» **SET PROBLEM**
Print the lines of the listing below verbatim from its first line through the line bearing "Chart.register(...registerables);". Any pictures are to be omitted.

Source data

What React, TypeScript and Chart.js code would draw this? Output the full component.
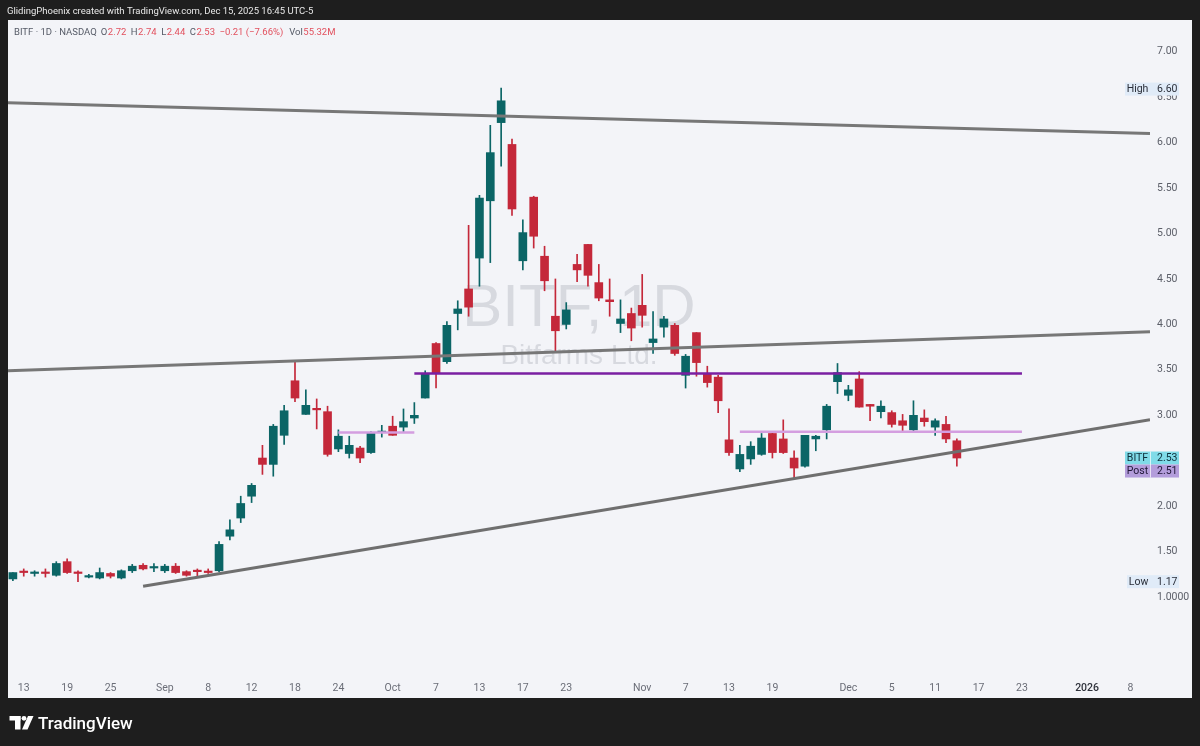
import React, { useEffect, useRef } from 'react';
import { Chart, registerables } from 'chart.js';

Chart.register(...registerables);

// ---- DATA ----
const dates = [
  '2025-08-12','2025-08-13','2025-08-14','2025-08-15','2025-08-18','2025-08-19','2025-08-20','2025-08-21','2025-08-22','2025-08-25','2025-08-26','2025-08-27','2025-08-28','2025-08-29',
  '2025-09-02','2025-09-03','2025-09-04','2025-09-05','2025-09-08','2025-09-09','2025-09-10','2025-09-11','2025-09-12','2025-09-15','2025-09-16','2025-09-17','2025-09-18','2025-09-19','2025-09-22','2025-09-23','2025-09-24','2025-09-25','2025-09-26','2025-09-29','2025-09-30',
  '2025-10-01','2025-10-02','2025-10-03','2025-10-06','2025-10-07','2025-10-08','2025-10-09','2025-10-10','2025-10-13','2025-10-14','2025-10-15','2025-10-16','2025-10-17','2025-10-20','2025-10-21','2025-10-22','2025-10-23','2025-10-24','2025-10-27','2025-10-28','2025-10-29','2025-10-30','2025-10-31',
  '2025-11-03','2025-11-04','2025-11-05','2025-11-06','2025-11-07','2025-11-10','2025-11-11','2025-11-12','2025-11-13','2025-11-14','2025-11-17','2025-11-18','2025-11-19','2025-11-20','2025-11-21','2025-11-24','2025-11-25','2025-11-26','2025-11-28',
  '2025-12-01','2025-12-02','2025-12-03','2025-12-04','2025-12-05','2025-12-08','2025-12-09','2025-12-10','2025-12-11','2025-12-12','2025-12-15',
];

const opens = [
  1.20,1.28,1.26,1.27,1.24,1.39,1.27,1.22,1.21,1.26,1.21,1.29,1.35,1.32,
  1.29,1.34,1.28,1.29,1.28,1.29,1.67,1.87,2.11,2.53,2.46,2.78,3.38,3.01,3.07,3.04,2.63,2.58,2.64,2.59,2.81,
  2.88,2.87,2.97,3.19,3.79,3.59,4.12,4.39,4.73,5.36,6.22,5.98,4.70,5.40,4.75,4.09,4.00,4.66,4.88,4.46,4.27,4.01,4.12,
  4.21,3.80,3.97,3.99,3.44,3.91,3.46,3.42,2.73,2.41,2.52,2.57,2.80,2.74,2.53,2.44,2.74,2.84,3.37,
  3.22,3.40,3.12,3.04,3.03,2.94,2.84,2.97,2.87,2.90,2.72,
];

const highs = [
  1.27,1.31,1.29,1.31,1.39,1.42,1.29,1.25,1.32,1.27,1.30,1.36,1.37,1.37,
  1.36,1.37,1.29,1.31,1.31,1.61,1.85,2.11,2.25,2.67,2.90,3.11,3.59,3.28,3.18,3.10,2.84,2.77,2.66,2.82,2.89,
  2.99,3.07,3.14,3.49,3.80,4.03,4.26,5.09,5.42,6.19,6.60,6.04,5.15,5.41,4.86,4.50,4.24,4.77,4.88,4.66,4.50,4.27,4.18,
  4.55,4.14,4.09,4.01,3.67,3.91,3.54,3.44,3.07,2.67,2.71,2.80,2.81,2.95,2.61,2.78,2.78,3.12,3.57,
  3.33,3.48,3.12,3.16,3.05,3.01,3.16,3.06,2.96,2.99,2.74,
];

const lows = [
  1.18,1.23,1.23,1.22,1.23,1.26,1.17,1.21,1.20,1.21,1.20,1.27,1.30,1.28,
  1.27,1.26,1.23,1.22,1.26,1.28,1.63,1.82,2.04,2.35,2.33,2.68,3.15,3.01,2.85,2.55,2.60,2.53,2.48,2.58,2.76,
  2.78,2.82,2.91,3.19,3.30,3.57,3.94,4.09,4.42,4.68,5.74,5.20,4.60,4.84,4.37,3.69,3.95,4.47,4.42,4.26,4.09,3.91,3.82,
  3.97,3.68,3.86,3.66,3.30,3.43,3.31,3.03,2.56,2.38,2.46,2.56,2.53,2.58,2.31,2.43,2.61,2.74,3.24,
  3.16,3.09,2.94,2.97,2.87,2.83,2.83,2.88,2.78,2.70,2.44,
];

const closes = [
  1.27,1.27,1.27,1.26,1.37,1.27,1.26,1.23,1.27,1.23,1.29,1.34,1.31,1.33,
  1.34,1.27,1.24,1.28,1.27,1.58,1.74,2.03,2.23,2.46,2.88,3.05,3.19,3.11,3.06,2.57,2.77,2.67,2.53,2.81,2.82,
  2.78,2.93,3.00,3.46,3.46,3.99,4.17,4.19,5.39,5.89,6.46,5.27,5.01,4.97,4.48,3.93,4.16,4.60,4.54,4.29,4.25,4.06,3.96,
  4.10,3.84,4.06,3.68,3.65,3.58,3.36,3.16,2.59,2.57,2.66,2.75,2.59,2.59,2.42,2.78,2.77,3.10,3.47,
  3.28,3.09,3.10,3.10,2.90,2.89,3.00,2.93,2.94,2.74,2.53,
];

// x axis (bar index) ticks
const xTickIndex = [1, 5, 9, 14, 18, 22, 26, 30, 35, 39, 43, 47, 51, 58, 62, 66, 70, 77, 81, 85, 89, 93, 99, 103];
const xTickLabels = ['13', '19', '25', 'Sep', '8', '12', '18', '24', 'Oct', '7', '13', '17', '23', 'Nov', '7', '13', '19', 'Dec', '5', '11', '17', '23', '2026', '8'];

// price axis ticks
const yTickValues = [7, 6.5, 6, 5.5, 5, 4.5, 4, 3.5, 3, 2, 1.5, 1];
const yTickLabels = ['7.00', '6.50', '6.00', '5.50', '5.00', '4.50', '4.00', '3.50', '3.00', '2.00', '1.50', '1.0000'];

// drawings: [startIndex, startPrice, endIndex, endPrice]
const trendUpper = [-0.45, 6.44, 104.8, 6.10];
const trendMiddle = [-0.45, 3.49, 104.8, 3.92];
const trendLower = [12.0, 1.12, 104.8, 2.95];
const levelResistance = [37, 3.46, 93, 3.46];
const levelSeptember = [30, 2.81, 37, 2.81];
const levelDecember = [67, 2.82, 93, 2.82];

// price scale labels
const scaleLabelNames = ['High', 'BITF', 'Post', 'Low'];
const scaleLabelValues = [6.60, 2.53, 2.51, 1.17];

// legend
const legendKeys = ['O', 'H', 'L', 'C'];
const legendValues = ['2.72', '2.74', '2.44', '2.53'];
const legendChange = '−0.21 (−7.66%)';
const legendVolume = '55.32M';

const X_MIN = -0.45;
const X_MAX = 104.8;
const Y_MIN = 0.143;
const Y_MAX = 7.349;

const UP = '#0b6566';
const DOWN = '#c4283a';
const FONT = 'Roboto, "Liberation Sans", sans-serif';

function lineDataset(seg: number[], color: string, width: number) {
  return {
    type: 'line' as const,
    data: [{ x: seg[0], y: seg[1] }, { x: seg[2], y: seg[3] }],
    borderColor: color,
    borderWidth: width,
    pointRadius: 0,
    fill: false,
    order: 0,
  };
}

const tvPlugin = {
  id: 'tvDecor',
  beforeDraw(chart: any) {
    const ctx = chart.ctx as CanvasRenderingContext2D;
    ctx.save();
    ctx.fillStyle = '#1e1e1e';
    ctx.fillRect(0, 0, chart.width, chart.height);
    ctx.fillStyle = '#f3f4f8';
    ctx.fillRect(8, 20, 1184, 678);
    // top banner
    ctx.fillStyle = '#e8e8e8';
    ctx.font = `9.5px ${FONT}`;
    ctx.textBaseline = 'middle';
    ctx.textAlign = 'left';
    ctx.fillText('GlidingPhoenix created with TradingView.com, Dec 15, 2025 16:45 UTC-5', 7, 11.5);
    // footer logo
    ctx.fillStyle = '#ffffff';
    ctx.fillRect(9.5, 716, 11, 4.5);
    ctx.fillRect(15, 716, 5.5, 13.5);
    ctx.beginPath();
    ctx.arc(24, 718.3, 2.4, 0, Math.PI * 2);
    ctx.fill();
    ctx.beginPath();
    ctx.moveTo(28, 716);
    ctx.lineTo(33.5, 716);
    ctx.lineTo(27.5, 729.5);
    ctx.lineTo(22, 729.5);
    ctx.closePath();
    ctx.fill();
    ctx.font = `500 17px ${FONT}`;
    ctx.textBaseline = 'alphabetic';
    ctx.fillText('TradingView', 38, 729);
    ctx.restore();
  },
  beforeDatasetsDraw(chart: any) {
    const ctx = chart.ctx as CanvasRenderingContext2D;
    const a = chart.chartArea;
    const cx = (a.left + a.right) / 2;
    const cy = (a.top + a.bottom) / 2;
    ctx.save();
    ctx.fillStyle = 'rgba(120,124,135,0.22)';
    ctx.textAlign = 'center';
    ctx.textBaseline = 'alphabetic';
    ctx.font = `60px "Liberation Sans", Arial, sans-serif`;
    ctx.fillText('BITF, 1D', cx, cy - 22);
    ctx.font = `28px "Liberation Sans", Arial, sans-serif`;
    ctx.fillText('Bitfarms Ltd.', cx, cy + 16);
    ctx.restore();
  },
  afterDraw(chart: any) {
    const ctx = chart.ctx as CanvasRenderingContext2D;
    const ys = chart.scales.y;
    ctx.save();
    // legend line
    ctx.font = `9.5px ${FONT}`;
    ctx.textBaseline = 'middle';
    ctx.textAlign = 'left';
    const gray = '#555a66';
    const red = '#e2505e';
    let x = 14;
    const ly = 32.5;
    const seg = (t: string, c: string, gap = 0) => {
      ctx.fillStyle = c;
      ctx.fillText(t, x, ly);
      x += ctx.measureText(t).width + gap;
    };
    seg('BITF · 1D · NASDAQ', gray, 4);
    legendKeys.forEach((k, i) => {
      seg(k, gray, 0.5);
      seg(legendValues[i], red, 4.5);
    });
    seg(legendChange, red, 6);
    seg('Vol', gray, 0.5);
    seg(legendVolume, red);

    // price scale labels
    ctx.font = `10.5px ${FONT}`;
    const boxH = 13;
    const drawBox = (name: string, value: number, yc: number, bg: string, fg: string, left: number) => {
      const top = yc - boxH / 2;
      ctx.fillStyle = bg;
      ctx.fillRect(left, top, 1179 - left, boxH);
      ctx.fillStyle = fg;
      ctx.textAlign = 'center';
      ctx.fillText(name, (left + 1150) / 2, yc + 0.5);
      ctx.textAlign = 'left';
      ctx.fillText(value.toFixed(2), 1157, yc + 0.5);
    };
    const pHigh = ys.getPixelForValue(scaleLabelValues[0]);
    const pBitf = ys.getPixelForValue(scaleLabelValues[1]);
    const pLow = ys.getPixelForValue(scaleLabelValues[3]);
    drawBox(scaleLabelNames[0], scaleLabelValues[0], pHigh + 1, '#e0ebf8', '#2a2e39', 1125);
    drawBox(scaleLabelNames[1], scaleLabelValues[1], pBitf, '#80dbe8', '#0d2f3a', 1125);
    drawBox(scaleLabelNames[2], scaleLabelValues[2], pBitf + boxH, '#b39ddb', '#1f1536', 1125);
    drawBox(scaleLabelNames[3], scaleLabelValues[3], pLow, '#e0ebf8', '#2a2e39', 1127);
    // separators between name and value in the last-price tags
    ctx.fillStyle = 'rgba(255,255,255,0.7)';
    ctx.fillRect(1150, pBitf - boxH / 2, 1, boxH * 2);
    ctx.restore();
  },
};

export default function App() {
  const ref = useRef<HTMLCanvasElement | null>(null);

  useEffect(() => {
    if (!ref.current) return;
    const colors = closes.map((c, i) => (c >= opens[i] ? UP : DOWN));
    const chart = new Chart(ref.current, {
      type: 'bar',
      data: {
        datasets: [
          lineDataset(trendUpper, '#777777', 3),
          lineDataset(trendMiddle, '#777777', 3),
          lineDataset(trendLower, '#6f6f6f', 3),
          lineDataset(levelResistance, '#7a1fa2', 2.5),
          lineDataset(levelSeptember, '#d49ee0', 2.5),
          lineDataset(levelDecember, '#d49ee0', 2.5),
          {
            type: 'bar' as const,
            label: 'bodies',
            data: dates.map((_, i) => ({ x: i, y: [opens[i], closes[i]] })) as any,
            backgroundColor: colors,
            barThickness: 8,
            minBarLength: 1.5,
            grouped: false,
            order: 1,
          },
          {
            type: 'bar' as const,
            label: 'wicks',
            data: dates.map((_, i) => ({ x: i, y: [lows[i], highs[i]] })) as any,
            backgroundColor: colors,
            barThickness: 1,
            grouped: false,
            order: 2,
          },
        ] as any,
      },
      options: {
        animation: false,
        responsive: false,
        events: [],
        layout: { padding: { left: 8, right: 8, top: 20, bottom: 48 } },
        plugins: { legend: { display: false }, tooltip: { enabled: false } },
        scales: {
          x: {
            type: 'linear',
            min: X_MIN,
            max: X_MAX,
            offset: false,
            grid: { display: false, drawTicks: false },
            border: { display: false },
            afterFit: (s: any) => { s.height = 23; },
            afterBuildTicks: (s: any) => { s.ticks = xTickIndex.map((v) => ({ value: v })); },
            ticks: {
              autoSkip: false,
              maxRotation: 0,
              padding: 7,
              color: (c: any) => (xTickLabels[c.index] === '2026' ? '#2f323b' : '#6b6e78'),
              font: (c: any) => ({ family: FONT, size: 10.5, weight: xTickLabels[c.index] === '2026' ? '500' : 'normal' }),
              callback: (_v: any, i: number) => xTickLabels[i],
            },
          },
          y: {
            type: 'linear',
            position: 'right',
            min: Y_MIN,
            max: Y_MAX,
            beginAtZero: false,
            grid: { display: false, drawTicks: false },
            border: { display: false },
            afterFit: (s: any) => { s.width = 42; },
            afterBuildTicks: (s: any) => { s.ticks = yTickValues.map((v) => ({ value: v })); },
            ticks: {
              autoSkip: false,
              padding: 7,
              crossAlign: 'near',
              color: '#5b5e68',
              font: { family: FONT, size: 10.5 },
              callback: (_v: any, i: number) => yTickLabels[i],
            },
          },
        },
      } as any,
      plugins: [tvPlugin],
    });
    return () => chart.destroy();
  }, []);

  return (
    <div style={{ position: 'absolute', left: 0, top: 0, width: 1200, height: 746, overflow: 'hidden' }}>
      <canvas ref={ref} width={1200} height={746} style={{ display: 'block', width: 1200, height: 746 }} />
    </div>
  );
}
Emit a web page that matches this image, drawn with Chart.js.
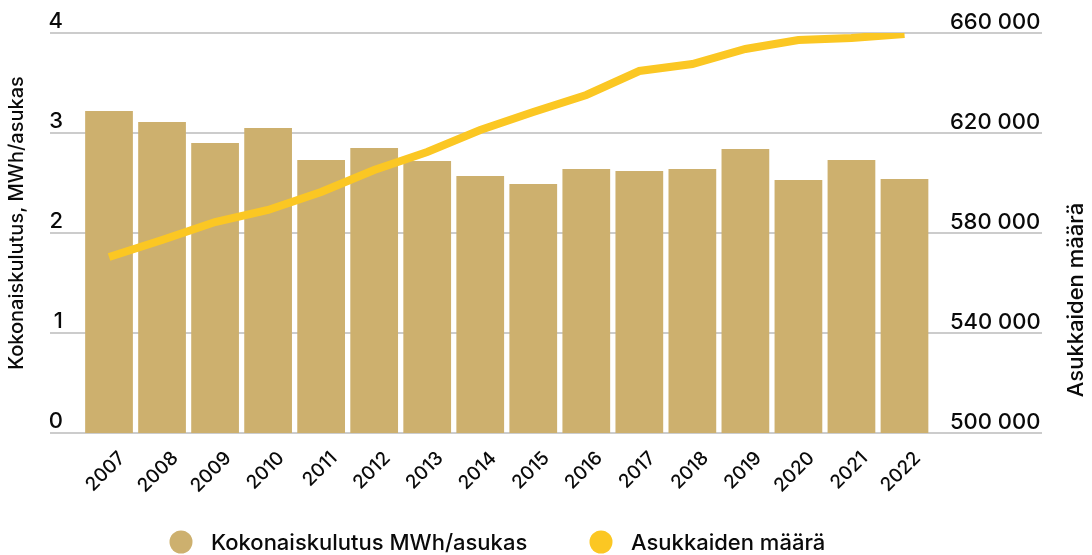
<!DOCTYPE html>
<html lang="fi">
<head>
    <meta charset="UTF-8">
    <title>Kokonaiskulutus ja asukkaiden määrä</title>
    <script src="https://cdn.jsdelivr.net/npm/chart.js"></script>
    <style>
        html, body { margin: 0; padding: 0; background: #ffffff; }
        #wrap { width: 1092px; height: 555px; }
    </style>
</head>
<body>
<div id="wrap"><canvas id="myChart" width="1092" height="555"></canvas></div>

<script>
    const years = ['2007', '2008', '2009', '2010', '2011', '2012', '2013', '2014',
                   '2015', '2016', '2017', '2018', '2019', '2020', '2021', '2022'];
    const consumption = [3.22, 3.11, 2.90, 3.05, 2.73, 2.85, 2.72, 2.57,
                         2.49, 2.64, 2.62, 2.64, 2.84, 2.53, 2.73, 2.54];
    const residents = [570400, 577200, 584400, 589200, 596400, 605200, 612400, 621200,
                       628400, 635200, 644800, 647600, 653600, 657200, 658000, 659600];

    const leftTitle = 'Kokonaiskulutus, MWh/asukas';
    const rightTitle = 'Asukkaiden määrä';
    const barName = 'Kokonaiskulutus MWh/asukas';
    const lineName = 'Asukkaiden määrä';

    const barColor = '#cdb06e';
    const lineColor = '#fbc723';
    const textColor = '#0a0a0a';
    const fontFamily = 'Inter, "Noto Sans", sans-serif';

    const fmtThousands = (v) => String(v).replace(/\B(?=(\d{3})+(?!\d))/g, ' ');

    // full-width grid lines, like in the original layout
    const gridPlugin = {
        id: 'wideGrid',
        beforeDatasetsDraw(chart) {
            const ctx = chart.ctx;
            const y = chart.scales.y;
            ctx.save();
            ctx.strokeStyle = '#cccccc';
            ctx.lineWidth = 2;
            y.ticks.forEach(t => {
                const py = Math.round(y.getPixelForValue(t.value));
                ctx.beginPath();
                ctx.moveTo(50, py);
                ctx.lineTo(1042, py);
                ctx.stroke();
            });
            ctx.restore();
        }
    };

    // axis titles (both read bottom-to-top) + legend row
    const textPlugin = {
        id: 'extraText',
        afterDraw(chart) {
            const ctx = chart.ctx;
            ctx.save();
            ctx.fillStyle = textColor;
            ctx.textAlign = 'center';
            ctx.textBaseline = 'middle';

            ctx.font = '500 20px ' + fontFamily;
            ctx.save();
            ctx.translate(17, 223);
            ctx.rotate(-Math.PI / 2);
            ctx.fillText(leftTitle, 0, 0);
            ctx.restore();

            ctx.font = '500 22px ' + fontFamily;
            ctx.save();
            ctx.translate(1076, 300);
            ctx.rotate(-Math.PI / 2);
            ctx.fillText(rightTitle, 0, 0);
            ctx.restore();

            // legend
            const items = [
                { name: barName, color: barColor, cx: 181 },
                { name: lineName, color: lineColor, cx: 601 }
            ];
            ctx.textAlign = 'left';
            items.forEach(it => {
                ctx.fillStyle = it.color;
                ctx.beginPath();
                ctx.arc(it.cx, 542, 11.5, 0, Math.PI * 2);
                ctx.fill();
                ctx.fillStyle = textColor;
                ctx.fillText(it.name, it.cx + 30, 543);
            });
            ctx.restore();
        }
    };

    const ctx = document.getElementById('myChart').getContext('2d');

    new Chart(ctx, {
        type: 'bar',
        data: {
            labels: years,
            datasets: [
                {
                    type: 'line',
                    label: lineName,
                    data: residents,
                    yAxisID: 'y1',
                    borderColor: lineColor,
                    backgroundColor: lineColor,
                    borderWidth: 8,
                    pointRadius: 0,
                    tension: 0,
                    order: 0
                },
                {
                    label: barName,
                    data: consumption,
                    yAxisID: 'y',
                    backgroundColor: barColor,
                    barPercentage: 0.9,
                    categoryPercentage: 1.0,
                    order: 1
                }
            ]
        },
        options: {
            responsive: false,
            animation: false,
            layout: { padding: { top: 33, bottom: 0, left: 0, right: 0 } },
            plugins: {
                legend: { display: false },
                tooltip: { enabled: false }
            },
            scales: {
                x: {
                    grid: { display: false },
                    border: { display: false },
                    ticks: {
                        color: textColor,
                        font: { family: fontFamily, size: 19, weight: '500' },
                        minRotation: 45,
                        maxRotation: 45,
                        autoSkip: false,
                        labelOffset: 13,
                        padding: 6
                    },
                    afterFit(scale) { scale.height = 122; }
                },
                y: {
                    position: 'left',
                    min: 0,
                    max: 4,
                    grid: { display: false, drawTicks: false },
                    border: { display: false },
                    ticks: {
                        stepSize: 1,
                        color: textColor,
                        font: { family: fontFamily, size: 22, weight: '500' },
                        crossAlign: 'near',
                        padding: 19.5,
                        labelOffset: -12
                    },
                    afterFit(scale) { scale.width = 82.5; }
                },
                y1: {
                    position: 'right',
                    min: 500000,
                    max: 660000,
                    grid: { display: false, drawTicks: false },
                    border: { display: false },
                    ticks: {
                        stepSize: 40000,
                        color: textColor,
                        font: { family: fontFamily, size: 22, weight: '500' },
                        crossAlign: 'near',
                        padding: 19,
                        labelOffset: -11,
                        callback: (v) => fmtThousands(v)
                    },
                    afterFit(scale) { scale.width = 161; }
                }
            }
        },
        plugins: [gridPlugin, textPlugin]
    });
</script>
</body>
</html>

» **FINAL ANSWER**
What React, TypeScript and Chart.js code would draw this? Output the full component.
import React, { useEffect, useRef } from 'react';
import { Chart, registerables } from 'chart.js';

Chart.register(...registerables);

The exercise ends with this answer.